Le Menestrel n’est pas le seul chercheur à l’affût du rôle de l’Université Sainte-Anne. Laura Atran-Fresco, professeure invitée au Collège Oberlin (Ohio) et docteure de l’Université de Louisiane à Lafayette , est l’auteure d’une thèse intitulée : Les Cadiens au présent. Revendications identitaires d’une population francophone en situation minoritaire (2014 ; à paraître sous forme de livre aux Presses de l’Université Laval). Atran-Fresco consacre un volet de sa recherche à l’apprentissage de la langue en tant que moteur de conscientisation identitaire. Elle étudie côte à côte le programme de français à Lafayette et l’immersion à Sainte-Anne. Pour évaluer l’impact du passage « chez nous », elle a effectué des entretiens auprès de plusieurs Louisianais ; d’ailleurs, l’un de ses participants, Blake Miller, un musicien qui donne encore des spectacles ici avec son groupe The Revelers, est mentionné dans le livre de Sara Le Menestrel.
Même si elles répondent à des questions différentes, les conclusions auxquelles arrivent ces deux chercheures sont compatibles : Atran-Fresco identifie des « processus de revendication identitaire » à l’œuvre à Sainte-Anne, qui concourent à inciter, chez ces jeunes Américains, « leur mobilisation en faveur du fait français une fois qu’ils sont de retour en Louisiane » (274). (Ajoutons, d’un point de vue militant : voilà de quoi nous réjouir!)
Ce qui est moins visible dans ces travaux, c’est le fait que les liens entre la Louisiane et l’Acadie de la Nouvelle-Écosse dépassent largement ce cadre institutionnel des échanges éducatifs et même le tourisme patrimonial dont l’existence est bien connue. Or, j’ai eu le plaisir, il y a quelques jours, de passer par le Magasin campus de l’Université Sainte-Anne pour récupérer un tout nouveau livre qui venait de m’y être livré : Interculturalité : la Louisiane au carrefour des cultures, ouvrage collectif sous la direction de Nathalie Dessens et Jean-Pierre Le Glaunec (PUL, 2016). Aussitôt l’introduction dévorée, je me suis tourné vers le chapitre signé par Annette Boudreau, linguiste de l’Université de Moncton.

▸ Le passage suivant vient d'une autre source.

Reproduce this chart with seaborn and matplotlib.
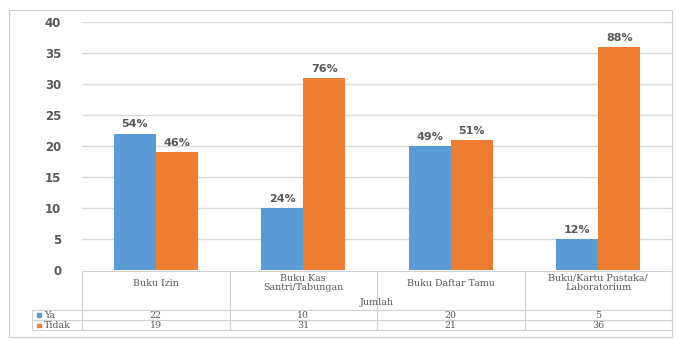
import matplotlib
matplotlib.use("Agg")
import matplotlib.pyplot as plt
import matplotlib.transforms as mtransforms
from matplotlib.lines import Line2D
from matplotlib.patches import Rectangle
import seaborn as sns
import pandas as pd

# Data
categories = ["Buku Izin", "Buku Kas\nSantri/Tabungan", "Buku Daftar Tamu",
              "Buku/Kartu Pustaka/\nLaboratorium"]
series_names = ["Ya", "Tidak"]
ya_values = [22, 10, 20, 5]
tidak_values = [19, 31, 21, 36]
ya_pct = ["54%", "24%", "49%", "12%"]
tidak_pct = ["46%", "76%", "51%", "88%"]
table_axis_title = "Jumlah"
y_ticks = [0, 5, 10, 15, 20, 25, 30, 35, 40]

BLUE = "#5B9BD5"
ORANGE = "#ED7D31"
TEXT = "#595959"
GRID = "#D9D9D9"
BORDER = "#D0D0D0"

df = pd.DataFrame({
    "cat": categories * 2,
    "series": [series_names[0]] * 4 + [series_names[1]] * 4,
    "value": ya_values + tidak_values,
})

sns.set_theme(style="white")
plt.rcParams["font.family"] = ["DejaVu Sans"]

W, H = 677, 339
fig = plt.figure(figsize=(W / 100, H / 100), dpi=100)
fig.patch.set_facecolor("white")

def fx(px):
    return px / W

def fy(py):
    return 1 - py / H

ax = fig.add_axes([fx(82), fy(270), fx(672) - fx(82), fy(22) - fy(270)])
sns.barplot(data=df, x="cat", y="value", hue="series", order=categories,
            hue_order=series_names, palette=[BLUE, ORANGE], width=0.57,
            gap=0, saturation=1, legend=False, ax=ax, zorder=3,
            linewidth=0, edgecolor="none")

ax.set_xlim(-0.5, len(categories) - 0.5)
ax.set_ylim(0, 40)
ax.set_yticks(y_ticks)
ax.set_yticklabels([str(t) for t in y_ticks], fontsize=8.5, color=TEXT,
                   fontweight="bold")
ax.tick_params(axis="y", length=0, pad=15)
ax.set_xticks([])
ax.set_xlabel("")
ax.set_ylabel("")
for s in ax.spines.values():
    s.set_visible(False)
ax.yaxis.grid(True, color=GRID, linewidth=1, zorder=0)
ax.set_axisbelow(True)

# Percentage labels above each bar
for container, labels in zip(ax.containers, [ya_pct, tidak_pct]):
    ax.bar_label(container, labels=labels, padding=3, fontsize=8,
                 color=TEXT, fontweight="bold")

# Outer chart border
fig.add_artist(Rectangle((fx(9), fy(337)), fx(672) - fx(9), fy(10) - fy(337),
                         transform=fig.transFigure, fill=False,
                         edgecolor=BORDER, linewidth=0.8))

# Data table below the plot
bt = mtransforms.blended_transform_factory(ax.transData, fig.transFigure)
n = len(categories)
x_left_data = ax.transData.inverted().transform((fx(32) * W, 0))[0]

def hline(y, x0, x1):
    fig.add_artist(Line2D([x0, x1], [fy(y), fy(y)], transform=bt,
                          color=BORDER, linewidth=0.8))

def vline(x, y0, y1):
    fig.add_artist(Line2D([x, x], [fy(y0), fy(y1)], transform=bt,
                          color=BORDER, linewidth=0.8))

hline(271, -0.5, n - 0.5)
for y in (310, 320, 330):
    hline(y, x_left_data, n - 0.5)
for i in range(n + 1):
    vline(i - 0.5, 271, 330)
vline(x_left_data, 310, 330)

serif = ["DejaVu Serif"]
fs = 6.8
for i, cat in enumerate(categories):
    fig.text(i, fy(283), cat, transform=bt, ha="center", va="center",
             fontsize=fs, color=TEXT, family=serif, linespacing=1.1)
    fig.text(i, fy(315), str(ya_values[i]), transform=bt, ha="center",
             va="center", fontsize=fs, color=TEXT, family=serif)
    fig.text(i, fy(325.5), str(tidak_values[i]), transform=bt, ha="center",
             va="center", fontsize=fs, color=TEXT, family=serif)
fig.text((n - 1) / 2, fy(302.5), table_axis_title, transform=bt,
         ha="center", va="center", fontsize=fs, color=TEXT, family=serif)

# Legend keys in the table's first column
for y, name, col in [(315, series_names[0], BLUE), (325.5, series_names[1], ORANGE)]:
    fig.add_artist(Rectangle((fx(37), fy(y) - 1.5 / H), 3.5 / W, 3.5 / H,
                             transform=fig.transFigure, color=col))
    fig.text(fx(44), fy(y), name, ha="left", va="center", fontsize=fs,
             color=TEXT, family=serif)

fig.savefig("out.png", dpi=100, facecolor="white")
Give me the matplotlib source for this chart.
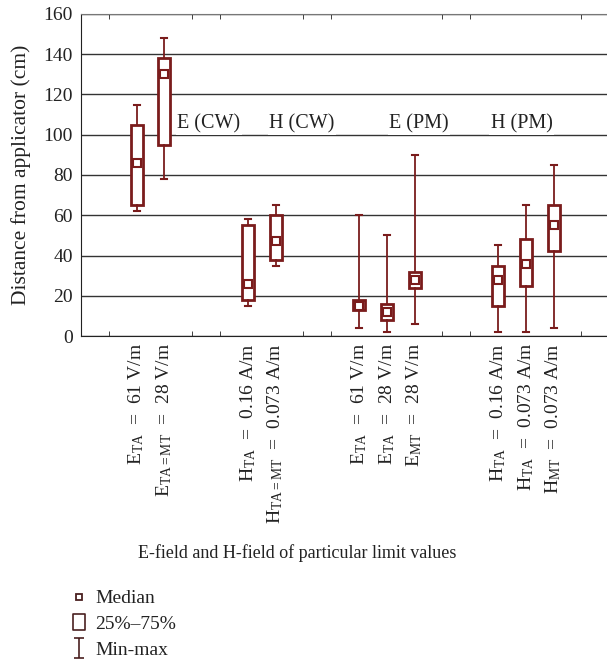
import matplotlib
matplotlib.use("Agg")
import matplotlib.pyplot as plt
from matplotlib.lines import Line2D
from matplotlib.path import Path

plt.rcParams["font.family"] = ["Liberation Serif", "DejaVu Serif"]
plt.rcParams["mathtext.fontset"] = "custom"
plt.rcParams["mathtext.rm"] = "Liberation Serif"
plt.rcParams["mathtext.it"] = "Liberation Serif:italic"

RED = "#7a1c1c"

# Box positions and distances (cm)
positions = [2, 3, 6, 7, 10, 11, 12, 15, 16, 17]
mins = [62, 78, 15, 35, 4, 2, 6, 2, 2, 4]
q1s = [65, 95, 18, 38, 13, 8, 24, 15, 25, 42]
medians = [86, 130, 26, 47, 15, 12, 28, 28, 36, 55]
q3s = [105, 138, 55, 60, 18, 16, 32, 35, 48, 65]
maxs = [115, 148, 58, 65, 60, 50, 90, 45, 65, 85]

labels = [
    r"$\mathrm{E}_{\mathrm{TA}}$  =  61 V/m",
    r"$\mathrm{E}_{\mathrm{TA=MT}}$  =  28 V/m",
    r"$\mathrm{H}_{\mathrm{TA}}$  =  0.16 A/m",
    r"$\mathrm{H}_{\mathrm{TA=MT}}$  =  0.073 A/m",
    r"$\mathrm{E}_{\mathrm{TA}}$  =  61 V/m",
    r"$\mathrm{E}_{\mathrm{TA}}$  =  28 V/m",
    r"$\mathrm{E}_{\mathrm{MT}}$  =  28 V/m",
    r"$\mathrm{H}_{\mathrm{TA}}$  =  0.16 A/m",
    r"$\mathrm{H}_{\mathrm{TA}}$  =  0.073 A/m",
    r"$\mathrm{H}_{\mathrm{MT}}$  =  0.073 A/m",
]

group_names = ["E (CW)", "H (CW)", "E (PM)", "H (PM)"]
group_x = [4.6, 7.95, 12.15, 15.85]
group_y = 105.5


def main():
    fig = plt.figure(figsize=(6.07, 6.63), dpi=100)
    ax = fig.add_axes([0.1334, 0.4932, 0.8666, 0.4857])

    stats = []
    for lo, a, m, b, hi in zip(mins, q1s, medians, q3s, maxs):
        stats.append(dict(whislo=lo, q1=a, med=m, mean=m, q3=b, whishi=hi))

    # median drawn as a small square marker (via the "mean" slot), no median line
    ax.bxp(
        stats,
        positions=positions,
        widths=0.43,
        capwidths=0.22,
        patch_artist=True,
        showmeans=True,
        showfliers=False,
        boxprops=dict(facecolor="white", edgecolor=RED, linewidth=2),
        whiskerprops=dict(color=RED, linewidth=1.3),
        capprops=dict(color=RED, linewidth=1.5),
        medianprops=dict(linewidth=0, alpha=0),
        meanprops=dict(marker="s", markerfacecolor="white", markeredgecolor=RED,
                       markersize=5.5, markeredgewidth=1.5),
        zorder=3,
    )

    for name, gx in zip(group_names, group_x):
        ax.text(gx, group_y, name, ha="center", va="center", fontsize=14.5,
                color="#222222", zorder=4,
                bbox=dict(facecolor="white", edgecolor="none", pad=1))

    ax.set_xlim(0, 18.92)
    ax.set_ylim(0, 160)
    ax.set_yticks(range(0, 161, 20))
    ax.yaxis.grid(True, color="#333333", linewidth=1)
    ax.set_axisbelow(True)
    ax.tick_params(axis="y", length=0, labelsize=14, pad=6, colors="#222222")

    ax.set_xticks(range(0, 19), minor=True)
    ax.set_xticks(positions)
    ax.set_xticklabels(labels, rotation=90, fontsize=14, color="#222222")
    ax.tick_params(axis="x", which="major", length=0, pad=5)
    ax.tick_params(axis="x", which="minor", direction="in", length=3.5,
                   top=True, bottom=True, color="#222222")

    ax.spines["right"].set_visible(False)
    ax.spines["top"].set_color("#777777")
    ax.spines["left"].set_color("#222222")
    ax.spines["bottom"].set_color("#222222")
    ax.set_ylabel("Distance from applicator (cm)", fontsize=15.5, color="#222222",
                  labelpad=9)

    fig.text(0.489, 0.166, "E-field and H-field of particular limit values",
             ha="center", va="center", fontsize=13, color="#222222")

    minmax = Path([(-0.5, 1), (0.5, 1), (0, 1), (0, -1), (-0.5, -1), (0.5, -1)],
                  [Path.MOVETO, Path.LINETO, Path.MOVETO, Path.LINETO,
                   Path.MOVETO, Path.LINETO])
    box = Path([(-0.35, -0.5), (0.35, -0.5), (0.35, 0.5), (-0.35, 0.5), (-0.35, -0.5)],
               [Path.MOVETO, Path.LINETO, Path.LINETO, Path.LINETO, Path.CLOSEPOLY])
    leg_color = "#4a2020"
    handles = [
        Line2D([], [], ls="none", marker="s", ms=5, mfc="white", mec=leg_color, mew=1.3),
        Line2D([], [], ls="none", marker=box, ms=11.5, mfc="white", mec=leg_color, mew=1.2),
        Line2D([], [], ls="none", marker=minmax, ms=15, mfc="none", mec=leg_color, mew=1.2),
    ]
    fig.legend(handles, ["Median", "25%\u201375%", "Min-max"], loc="upper left",
               bbox_to_anchor=(0.098, 0.125), frameon=False, fontsize=14,
               handlelength=1.0, handletextpad=0.35, labelspacing=0.42,
               borderpad=0, labelcolor="#222222")

    fig.savefig("out.png", dpi=100)


if __name__ == "__main__":
    main()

Il s’agit essentiellement d’une comparaison, comme le dit bien son titre : « Idéologies, représentations et insécurité linguistique : le cas de la Louisiane et de l’Acadie des Maritimes ». Cependant, Boudreau tient à rappeler que les représentations linguistiques, de part et d’autre, ne se sont pas développées dans un isolement mutuel. Plus particulièrement, elle tient compte des « échanges privilégiés qui existent entre les Louisianais et la région de Clare en Nouvelle-Écosse, région qui est ressentie comme plus authentiquement acadienne que les autres régions » (234).
C’est ce tissu transnational que les recherches de la CRÉAcT s’attacheront à mettre davantage en lumière. L’aventure n’est que commencée et c’est inspirant de nous savoir en si éminente compagnie.